The 1,210-mile Juan Bautista de Anza National Historic Trail, which extends from Nogales on the U.S.-Mexican border in Arizona through the California desert and coastal areas in Southern California, the Central Coast to San Francisco, was designated a National Historic Trail in 1990 and a National Millennium trail in 1999 and part of the National Park Service unit.
In 2005, Caltrans began posting signs on roads that overlap with the trail route, so that people can follow the trail. The path taken by Lt. Colonel Juan Bautista de Anza is today on lands that are in private hands, on government military bases, or in some places accessible only to automobiles and inaccessible to pedestrians and equestrians.
Over the years the Mules have followed the Juan Bautista De Anza Historic Trail during our migratory journey and visited the sites along the trail such as the Presidio in San Francisco, Mission San Francisco de Asis, the Vicente Martinez adobe at the John Muir Historic Site in Martinez, Mission San Antonio de Padua, Mission San Luis Obispo, Mission San Gabriel, Santa Monica Mountains National Recreation Area, Bautista Canyon in Hemet, and Anza-Borrego Desert.
Yesterday, January 2, 2020, the Mules walked the Old Stage Road historic route from San Juan Bautista to Salinas. The night before we stopped to rest for the night near the trailhead. In the morning, we met Kelly who stopped to greet the mules. After we ate breakfast and packed up, we headed for the Old Stage Road trailhead a hundred yards away.

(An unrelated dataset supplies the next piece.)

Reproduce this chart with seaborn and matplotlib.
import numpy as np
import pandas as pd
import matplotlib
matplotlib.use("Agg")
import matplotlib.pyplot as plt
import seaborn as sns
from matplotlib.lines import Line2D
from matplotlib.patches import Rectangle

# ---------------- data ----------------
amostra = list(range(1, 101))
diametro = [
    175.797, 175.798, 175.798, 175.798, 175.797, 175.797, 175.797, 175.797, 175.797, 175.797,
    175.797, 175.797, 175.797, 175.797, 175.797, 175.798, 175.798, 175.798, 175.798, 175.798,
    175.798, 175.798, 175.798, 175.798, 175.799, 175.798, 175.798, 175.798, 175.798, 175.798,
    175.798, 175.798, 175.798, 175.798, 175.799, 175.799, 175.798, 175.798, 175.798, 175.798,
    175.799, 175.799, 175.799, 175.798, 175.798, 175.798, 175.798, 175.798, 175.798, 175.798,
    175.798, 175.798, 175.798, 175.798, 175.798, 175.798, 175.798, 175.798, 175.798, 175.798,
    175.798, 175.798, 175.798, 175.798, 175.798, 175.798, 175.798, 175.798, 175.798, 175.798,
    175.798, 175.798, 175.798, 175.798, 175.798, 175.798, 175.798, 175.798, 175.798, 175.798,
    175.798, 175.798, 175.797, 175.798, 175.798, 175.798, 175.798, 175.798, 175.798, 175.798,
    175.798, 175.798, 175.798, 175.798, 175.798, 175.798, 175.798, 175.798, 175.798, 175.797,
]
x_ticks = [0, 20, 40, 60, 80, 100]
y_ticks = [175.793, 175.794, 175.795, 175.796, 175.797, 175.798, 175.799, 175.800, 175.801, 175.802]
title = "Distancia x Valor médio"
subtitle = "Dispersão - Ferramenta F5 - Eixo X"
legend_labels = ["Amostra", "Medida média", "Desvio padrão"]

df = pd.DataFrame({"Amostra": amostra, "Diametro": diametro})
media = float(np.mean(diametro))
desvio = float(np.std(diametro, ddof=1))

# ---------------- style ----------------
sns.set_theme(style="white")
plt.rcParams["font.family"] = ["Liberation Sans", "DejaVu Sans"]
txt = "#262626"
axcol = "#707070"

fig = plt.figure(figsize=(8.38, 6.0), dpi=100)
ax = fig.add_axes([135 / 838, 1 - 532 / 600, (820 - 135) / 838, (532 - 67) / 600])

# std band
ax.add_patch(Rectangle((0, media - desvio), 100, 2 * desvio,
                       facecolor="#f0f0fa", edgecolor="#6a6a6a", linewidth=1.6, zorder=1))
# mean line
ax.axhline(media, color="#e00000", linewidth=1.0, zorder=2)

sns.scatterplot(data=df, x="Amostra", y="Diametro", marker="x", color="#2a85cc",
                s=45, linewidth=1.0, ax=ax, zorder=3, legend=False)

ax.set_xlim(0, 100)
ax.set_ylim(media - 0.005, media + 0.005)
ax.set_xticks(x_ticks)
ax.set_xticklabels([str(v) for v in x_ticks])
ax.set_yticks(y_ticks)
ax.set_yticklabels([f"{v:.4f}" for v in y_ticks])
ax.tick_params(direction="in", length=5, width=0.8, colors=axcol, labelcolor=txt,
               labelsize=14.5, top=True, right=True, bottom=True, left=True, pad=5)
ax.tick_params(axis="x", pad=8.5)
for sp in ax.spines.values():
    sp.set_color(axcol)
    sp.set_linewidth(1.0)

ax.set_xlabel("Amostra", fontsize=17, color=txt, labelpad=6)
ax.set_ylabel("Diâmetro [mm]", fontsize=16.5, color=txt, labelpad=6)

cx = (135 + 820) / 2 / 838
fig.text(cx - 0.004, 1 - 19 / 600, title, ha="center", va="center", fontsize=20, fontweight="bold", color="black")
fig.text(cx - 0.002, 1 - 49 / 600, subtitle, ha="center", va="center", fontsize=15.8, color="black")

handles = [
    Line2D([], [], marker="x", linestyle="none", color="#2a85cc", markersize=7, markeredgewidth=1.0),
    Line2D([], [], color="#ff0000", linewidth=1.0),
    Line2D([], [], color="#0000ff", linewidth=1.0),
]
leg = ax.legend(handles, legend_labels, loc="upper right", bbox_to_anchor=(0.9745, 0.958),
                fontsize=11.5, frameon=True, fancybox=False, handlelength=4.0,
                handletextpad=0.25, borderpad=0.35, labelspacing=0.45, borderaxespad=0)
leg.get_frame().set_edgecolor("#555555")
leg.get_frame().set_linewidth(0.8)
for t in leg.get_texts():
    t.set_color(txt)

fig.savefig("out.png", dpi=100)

While on the trail, we met Keith and Thais, but forgot to get their photo. They sent us the following e-mail following our meeting:
We first heard about you 2 years ago when we were at Buck’s in Woodside and read the article about your adventures. We had no idea that we would meet you today on the De Anza Trail near San Juan Bautista. It was a thrill to for us to see all 3 of the mules walking the trail as we were sitting there eating lunch. Thank you for stopping to chat with us briefly on your journey. We also hike for the same reason you walk – to keep that machinery of the brain in good working order. Thanks for that reminder. Safe travels, always.Keith and Thais
After reading this email, found it incredible that Keith and Thais remembered reading about the Mules from Buck’s Woodside menu which the Mules stopped to visit in the Fall 2015 after we met the owner Jamis who invited us to his equestrian friendly restaurant with a hitching post out front. Buck’s sent us a copy of the Winter 2015 menu that the Mules were featured.
We continued our journey on the Anza Trail until we reached Salinas where we spent the night.
Where we spent the night in Salinas. This morning, we packed up and continuing South on the endless journey of the Nation, the Three Mules Nation.